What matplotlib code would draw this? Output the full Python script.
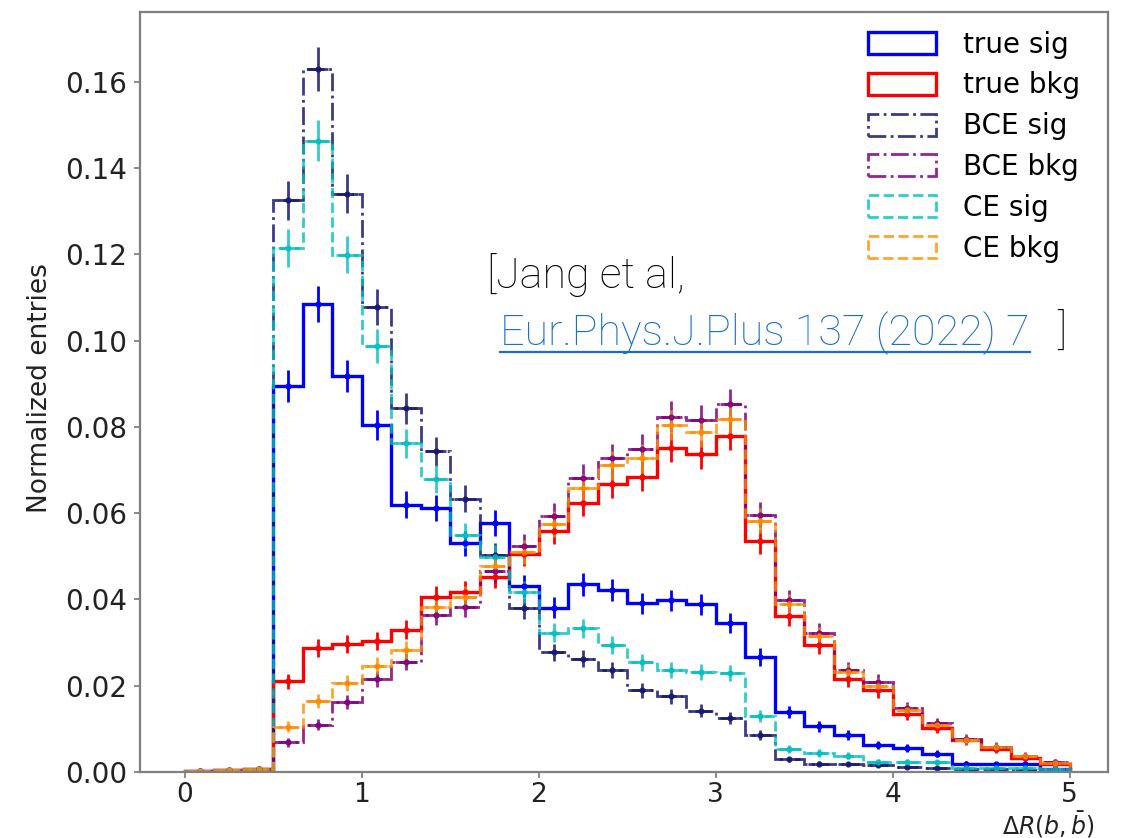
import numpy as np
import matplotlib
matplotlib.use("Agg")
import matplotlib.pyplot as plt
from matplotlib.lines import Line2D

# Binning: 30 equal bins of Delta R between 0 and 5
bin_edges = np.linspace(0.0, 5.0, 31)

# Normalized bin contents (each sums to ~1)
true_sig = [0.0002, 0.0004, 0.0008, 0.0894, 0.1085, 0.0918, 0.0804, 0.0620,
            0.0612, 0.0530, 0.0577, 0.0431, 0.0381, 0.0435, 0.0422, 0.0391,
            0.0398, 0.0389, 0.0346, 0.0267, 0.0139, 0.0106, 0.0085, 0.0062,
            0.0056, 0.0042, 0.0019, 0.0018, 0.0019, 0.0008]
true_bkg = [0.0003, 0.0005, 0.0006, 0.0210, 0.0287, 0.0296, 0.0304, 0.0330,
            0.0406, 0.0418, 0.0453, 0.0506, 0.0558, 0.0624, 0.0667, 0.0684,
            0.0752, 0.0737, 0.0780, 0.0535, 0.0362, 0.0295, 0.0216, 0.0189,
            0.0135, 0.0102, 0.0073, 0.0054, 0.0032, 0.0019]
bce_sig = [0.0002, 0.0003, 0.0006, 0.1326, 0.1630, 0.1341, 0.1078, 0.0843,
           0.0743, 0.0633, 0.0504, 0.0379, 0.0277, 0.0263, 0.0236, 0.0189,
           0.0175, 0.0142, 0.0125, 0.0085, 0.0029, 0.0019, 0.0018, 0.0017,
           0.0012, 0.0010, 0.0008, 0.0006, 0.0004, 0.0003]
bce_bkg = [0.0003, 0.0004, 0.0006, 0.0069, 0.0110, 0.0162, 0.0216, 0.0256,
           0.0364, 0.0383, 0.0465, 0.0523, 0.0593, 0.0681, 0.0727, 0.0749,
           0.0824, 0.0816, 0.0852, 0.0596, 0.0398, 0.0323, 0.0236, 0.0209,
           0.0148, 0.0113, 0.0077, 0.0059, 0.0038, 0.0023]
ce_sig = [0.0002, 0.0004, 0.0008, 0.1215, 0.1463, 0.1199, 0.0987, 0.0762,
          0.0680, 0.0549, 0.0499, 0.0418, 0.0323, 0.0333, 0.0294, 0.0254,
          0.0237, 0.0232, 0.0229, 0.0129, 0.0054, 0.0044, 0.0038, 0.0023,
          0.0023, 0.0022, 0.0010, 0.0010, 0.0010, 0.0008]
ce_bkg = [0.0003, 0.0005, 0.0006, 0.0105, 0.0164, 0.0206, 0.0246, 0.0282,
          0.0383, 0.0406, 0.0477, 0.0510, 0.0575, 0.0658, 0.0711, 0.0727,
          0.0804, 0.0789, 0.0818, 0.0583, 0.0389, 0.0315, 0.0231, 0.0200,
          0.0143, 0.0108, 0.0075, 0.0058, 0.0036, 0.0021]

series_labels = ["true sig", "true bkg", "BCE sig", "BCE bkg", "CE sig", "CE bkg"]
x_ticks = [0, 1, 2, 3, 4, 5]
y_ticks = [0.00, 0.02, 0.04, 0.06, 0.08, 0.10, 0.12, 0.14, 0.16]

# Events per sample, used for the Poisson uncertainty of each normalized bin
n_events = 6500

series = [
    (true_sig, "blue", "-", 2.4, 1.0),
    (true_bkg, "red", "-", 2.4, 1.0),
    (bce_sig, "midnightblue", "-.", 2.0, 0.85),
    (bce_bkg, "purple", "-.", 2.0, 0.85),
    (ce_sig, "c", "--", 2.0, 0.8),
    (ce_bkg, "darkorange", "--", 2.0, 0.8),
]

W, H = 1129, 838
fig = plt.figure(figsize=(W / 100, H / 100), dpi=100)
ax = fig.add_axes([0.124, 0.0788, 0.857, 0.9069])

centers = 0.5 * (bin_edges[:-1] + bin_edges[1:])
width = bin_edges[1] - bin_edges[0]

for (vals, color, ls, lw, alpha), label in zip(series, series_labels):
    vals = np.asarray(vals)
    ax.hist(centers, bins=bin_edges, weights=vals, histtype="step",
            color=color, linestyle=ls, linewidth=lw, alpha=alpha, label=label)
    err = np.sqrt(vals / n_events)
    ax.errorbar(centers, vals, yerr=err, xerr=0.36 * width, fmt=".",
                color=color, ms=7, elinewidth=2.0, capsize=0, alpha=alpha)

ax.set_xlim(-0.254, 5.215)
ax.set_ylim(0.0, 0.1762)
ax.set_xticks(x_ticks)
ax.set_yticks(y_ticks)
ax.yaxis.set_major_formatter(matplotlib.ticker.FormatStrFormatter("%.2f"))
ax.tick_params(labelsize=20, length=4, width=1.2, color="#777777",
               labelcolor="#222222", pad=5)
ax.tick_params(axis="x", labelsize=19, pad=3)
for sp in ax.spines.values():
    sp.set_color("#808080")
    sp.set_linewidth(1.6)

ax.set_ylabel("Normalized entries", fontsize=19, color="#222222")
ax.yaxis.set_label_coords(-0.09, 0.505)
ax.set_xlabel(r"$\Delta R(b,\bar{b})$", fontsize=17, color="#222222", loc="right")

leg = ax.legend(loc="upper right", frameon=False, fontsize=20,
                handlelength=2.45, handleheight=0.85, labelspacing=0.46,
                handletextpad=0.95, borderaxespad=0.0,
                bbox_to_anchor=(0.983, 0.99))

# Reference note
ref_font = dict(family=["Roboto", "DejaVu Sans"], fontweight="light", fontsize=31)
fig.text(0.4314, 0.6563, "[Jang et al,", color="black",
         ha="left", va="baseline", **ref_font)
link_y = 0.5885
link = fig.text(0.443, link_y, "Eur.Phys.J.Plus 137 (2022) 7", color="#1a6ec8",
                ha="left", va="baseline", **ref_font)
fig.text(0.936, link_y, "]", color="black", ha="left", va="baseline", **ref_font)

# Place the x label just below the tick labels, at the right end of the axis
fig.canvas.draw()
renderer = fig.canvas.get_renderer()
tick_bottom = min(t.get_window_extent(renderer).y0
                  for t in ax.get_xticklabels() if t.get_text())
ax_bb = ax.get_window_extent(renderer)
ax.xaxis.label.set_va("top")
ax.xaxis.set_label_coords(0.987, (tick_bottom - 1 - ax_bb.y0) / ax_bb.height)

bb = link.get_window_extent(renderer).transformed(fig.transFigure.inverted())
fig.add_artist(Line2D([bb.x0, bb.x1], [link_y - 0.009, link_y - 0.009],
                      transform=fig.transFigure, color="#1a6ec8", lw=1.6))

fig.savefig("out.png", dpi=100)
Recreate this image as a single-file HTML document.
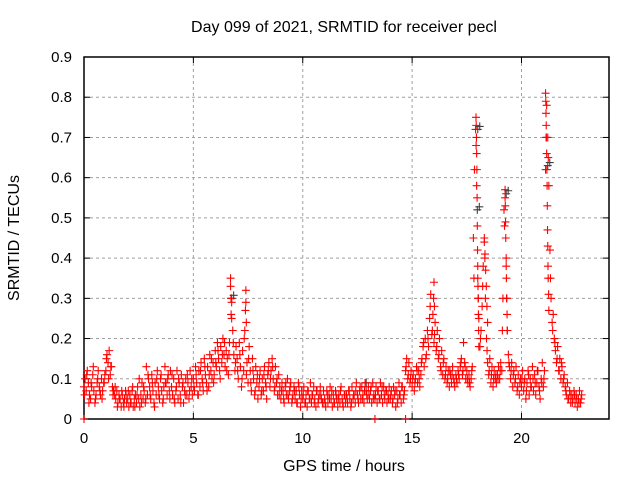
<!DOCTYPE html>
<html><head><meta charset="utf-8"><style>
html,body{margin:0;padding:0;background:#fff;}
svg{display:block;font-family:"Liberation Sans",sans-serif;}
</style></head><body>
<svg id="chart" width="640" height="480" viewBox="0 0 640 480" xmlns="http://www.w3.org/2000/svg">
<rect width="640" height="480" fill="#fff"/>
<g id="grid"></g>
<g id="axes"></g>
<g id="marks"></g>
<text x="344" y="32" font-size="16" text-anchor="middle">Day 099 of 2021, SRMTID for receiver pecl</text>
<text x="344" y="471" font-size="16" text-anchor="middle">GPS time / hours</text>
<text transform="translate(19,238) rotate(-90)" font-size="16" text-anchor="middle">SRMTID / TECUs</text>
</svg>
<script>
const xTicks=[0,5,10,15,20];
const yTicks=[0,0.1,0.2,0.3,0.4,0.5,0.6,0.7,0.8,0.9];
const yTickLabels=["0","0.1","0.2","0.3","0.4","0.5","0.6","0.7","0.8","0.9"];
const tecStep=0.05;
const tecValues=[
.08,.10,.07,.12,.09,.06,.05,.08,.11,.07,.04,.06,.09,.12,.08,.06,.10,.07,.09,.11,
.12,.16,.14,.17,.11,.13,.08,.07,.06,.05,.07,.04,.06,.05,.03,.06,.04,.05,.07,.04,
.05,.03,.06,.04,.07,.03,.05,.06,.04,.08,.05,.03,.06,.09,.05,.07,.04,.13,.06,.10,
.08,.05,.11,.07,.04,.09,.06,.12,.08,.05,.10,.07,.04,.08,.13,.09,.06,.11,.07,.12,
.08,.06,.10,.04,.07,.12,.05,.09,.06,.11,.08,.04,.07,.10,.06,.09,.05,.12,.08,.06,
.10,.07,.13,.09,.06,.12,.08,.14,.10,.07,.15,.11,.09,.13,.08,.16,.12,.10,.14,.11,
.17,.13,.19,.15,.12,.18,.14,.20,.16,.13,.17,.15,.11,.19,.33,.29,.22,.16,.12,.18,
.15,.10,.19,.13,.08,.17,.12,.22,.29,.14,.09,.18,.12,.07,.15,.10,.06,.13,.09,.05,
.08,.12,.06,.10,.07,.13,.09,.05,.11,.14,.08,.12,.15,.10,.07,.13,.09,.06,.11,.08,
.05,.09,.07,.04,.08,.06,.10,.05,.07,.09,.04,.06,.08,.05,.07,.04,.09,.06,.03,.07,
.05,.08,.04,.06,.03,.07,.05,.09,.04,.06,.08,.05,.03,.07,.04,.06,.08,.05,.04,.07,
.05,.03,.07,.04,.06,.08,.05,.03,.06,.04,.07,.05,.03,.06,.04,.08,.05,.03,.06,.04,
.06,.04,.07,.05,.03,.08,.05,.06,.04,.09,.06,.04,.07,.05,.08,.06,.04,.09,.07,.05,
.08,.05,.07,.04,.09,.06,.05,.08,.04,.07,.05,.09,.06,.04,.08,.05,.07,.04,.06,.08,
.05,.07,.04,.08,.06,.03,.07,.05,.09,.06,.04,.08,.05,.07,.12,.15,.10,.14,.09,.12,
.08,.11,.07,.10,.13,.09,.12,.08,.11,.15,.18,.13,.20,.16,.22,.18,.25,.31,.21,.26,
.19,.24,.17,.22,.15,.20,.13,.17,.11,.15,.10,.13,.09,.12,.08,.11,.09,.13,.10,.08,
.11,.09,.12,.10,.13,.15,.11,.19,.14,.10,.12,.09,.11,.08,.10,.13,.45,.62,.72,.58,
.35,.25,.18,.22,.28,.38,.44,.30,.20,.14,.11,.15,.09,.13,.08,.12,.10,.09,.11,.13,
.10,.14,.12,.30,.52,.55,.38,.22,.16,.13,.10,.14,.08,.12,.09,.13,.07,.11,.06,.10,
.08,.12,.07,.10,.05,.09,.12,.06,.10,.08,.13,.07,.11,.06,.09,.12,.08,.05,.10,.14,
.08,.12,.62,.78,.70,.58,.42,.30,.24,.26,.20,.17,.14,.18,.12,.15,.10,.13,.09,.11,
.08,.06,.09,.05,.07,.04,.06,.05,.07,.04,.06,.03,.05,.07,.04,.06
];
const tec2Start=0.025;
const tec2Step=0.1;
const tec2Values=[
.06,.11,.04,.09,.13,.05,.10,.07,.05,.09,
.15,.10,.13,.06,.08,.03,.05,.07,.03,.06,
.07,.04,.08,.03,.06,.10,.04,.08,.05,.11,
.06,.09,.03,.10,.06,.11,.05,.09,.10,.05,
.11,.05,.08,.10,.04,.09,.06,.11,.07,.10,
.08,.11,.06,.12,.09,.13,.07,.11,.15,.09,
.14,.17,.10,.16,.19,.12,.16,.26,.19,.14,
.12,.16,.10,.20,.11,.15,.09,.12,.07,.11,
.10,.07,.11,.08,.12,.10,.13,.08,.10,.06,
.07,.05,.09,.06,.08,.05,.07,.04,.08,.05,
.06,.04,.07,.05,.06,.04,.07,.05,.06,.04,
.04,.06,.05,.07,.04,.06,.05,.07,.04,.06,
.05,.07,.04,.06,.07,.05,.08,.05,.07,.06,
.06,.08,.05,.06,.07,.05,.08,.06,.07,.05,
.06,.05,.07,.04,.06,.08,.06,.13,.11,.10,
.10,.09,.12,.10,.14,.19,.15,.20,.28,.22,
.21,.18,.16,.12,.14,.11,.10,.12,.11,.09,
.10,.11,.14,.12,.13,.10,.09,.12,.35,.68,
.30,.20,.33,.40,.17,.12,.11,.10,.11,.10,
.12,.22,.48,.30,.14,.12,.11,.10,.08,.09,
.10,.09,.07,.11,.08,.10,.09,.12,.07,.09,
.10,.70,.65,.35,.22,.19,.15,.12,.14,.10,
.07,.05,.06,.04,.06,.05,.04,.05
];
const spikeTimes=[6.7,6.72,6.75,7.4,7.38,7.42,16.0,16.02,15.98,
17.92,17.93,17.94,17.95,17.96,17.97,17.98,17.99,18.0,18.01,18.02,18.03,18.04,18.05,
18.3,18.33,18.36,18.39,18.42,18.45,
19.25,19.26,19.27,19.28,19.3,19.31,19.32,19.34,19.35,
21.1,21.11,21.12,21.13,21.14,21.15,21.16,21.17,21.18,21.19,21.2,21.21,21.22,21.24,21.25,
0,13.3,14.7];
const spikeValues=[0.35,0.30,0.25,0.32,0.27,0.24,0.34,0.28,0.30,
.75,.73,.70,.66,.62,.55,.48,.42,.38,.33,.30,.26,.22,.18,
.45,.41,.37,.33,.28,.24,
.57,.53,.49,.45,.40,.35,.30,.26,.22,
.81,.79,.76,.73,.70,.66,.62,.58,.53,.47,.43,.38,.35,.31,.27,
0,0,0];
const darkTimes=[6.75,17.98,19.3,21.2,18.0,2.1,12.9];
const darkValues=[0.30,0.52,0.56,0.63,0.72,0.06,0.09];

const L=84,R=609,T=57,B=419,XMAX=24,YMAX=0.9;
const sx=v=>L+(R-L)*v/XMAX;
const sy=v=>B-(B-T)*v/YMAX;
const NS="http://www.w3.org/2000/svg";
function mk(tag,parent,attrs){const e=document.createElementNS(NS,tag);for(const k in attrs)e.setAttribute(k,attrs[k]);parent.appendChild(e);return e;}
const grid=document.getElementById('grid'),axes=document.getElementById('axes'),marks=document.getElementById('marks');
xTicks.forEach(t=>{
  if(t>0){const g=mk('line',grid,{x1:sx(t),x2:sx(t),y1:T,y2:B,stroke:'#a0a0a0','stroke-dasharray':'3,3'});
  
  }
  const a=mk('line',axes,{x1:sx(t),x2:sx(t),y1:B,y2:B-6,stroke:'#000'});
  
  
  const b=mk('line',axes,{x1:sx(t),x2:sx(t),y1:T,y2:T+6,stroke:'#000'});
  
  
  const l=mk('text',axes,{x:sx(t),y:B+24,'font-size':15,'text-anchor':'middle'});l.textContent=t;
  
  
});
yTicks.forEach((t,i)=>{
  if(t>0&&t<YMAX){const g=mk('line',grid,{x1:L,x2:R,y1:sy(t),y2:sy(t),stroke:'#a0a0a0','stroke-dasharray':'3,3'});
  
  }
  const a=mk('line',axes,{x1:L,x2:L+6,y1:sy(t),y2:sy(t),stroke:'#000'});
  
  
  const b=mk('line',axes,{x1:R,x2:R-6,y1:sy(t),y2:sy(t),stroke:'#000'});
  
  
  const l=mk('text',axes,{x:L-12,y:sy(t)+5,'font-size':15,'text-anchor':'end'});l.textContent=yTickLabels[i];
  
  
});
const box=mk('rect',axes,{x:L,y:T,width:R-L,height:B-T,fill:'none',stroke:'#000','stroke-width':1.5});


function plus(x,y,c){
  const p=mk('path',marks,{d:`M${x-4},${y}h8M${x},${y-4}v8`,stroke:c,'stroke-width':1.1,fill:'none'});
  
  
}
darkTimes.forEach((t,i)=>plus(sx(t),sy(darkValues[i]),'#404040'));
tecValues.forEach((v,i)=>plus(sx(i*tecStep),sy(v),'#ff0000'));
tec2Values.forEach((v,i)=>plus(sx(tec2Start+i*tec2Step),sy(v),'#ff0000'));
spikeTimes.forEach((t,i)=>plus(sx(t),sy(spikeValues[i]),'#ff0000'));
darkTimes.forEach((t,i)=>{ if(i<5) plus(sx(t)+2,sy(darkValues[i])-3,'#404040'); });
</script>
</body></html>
◆ ◆ ◆ ◆
* _THE TASK_:
Hand back the exact lines from the start of the entries to the line with "bin_edges = np.linspace(0.0, 5.0, 31)", both ends kept and pictures left out.

* _WRITTEN ANSWER_:
What matplotlib code would draw this? Output the full Python script.
import numpy as np
import matplotlib
matplotlib.use("Agg")
import matplotlib.pyplot as plt
from matplotlib.lines import Line2D

# Binning: 30 equal bins of Delta R between 0 and 5
bin_edges = np.linspace(0.0, 5.0, 31)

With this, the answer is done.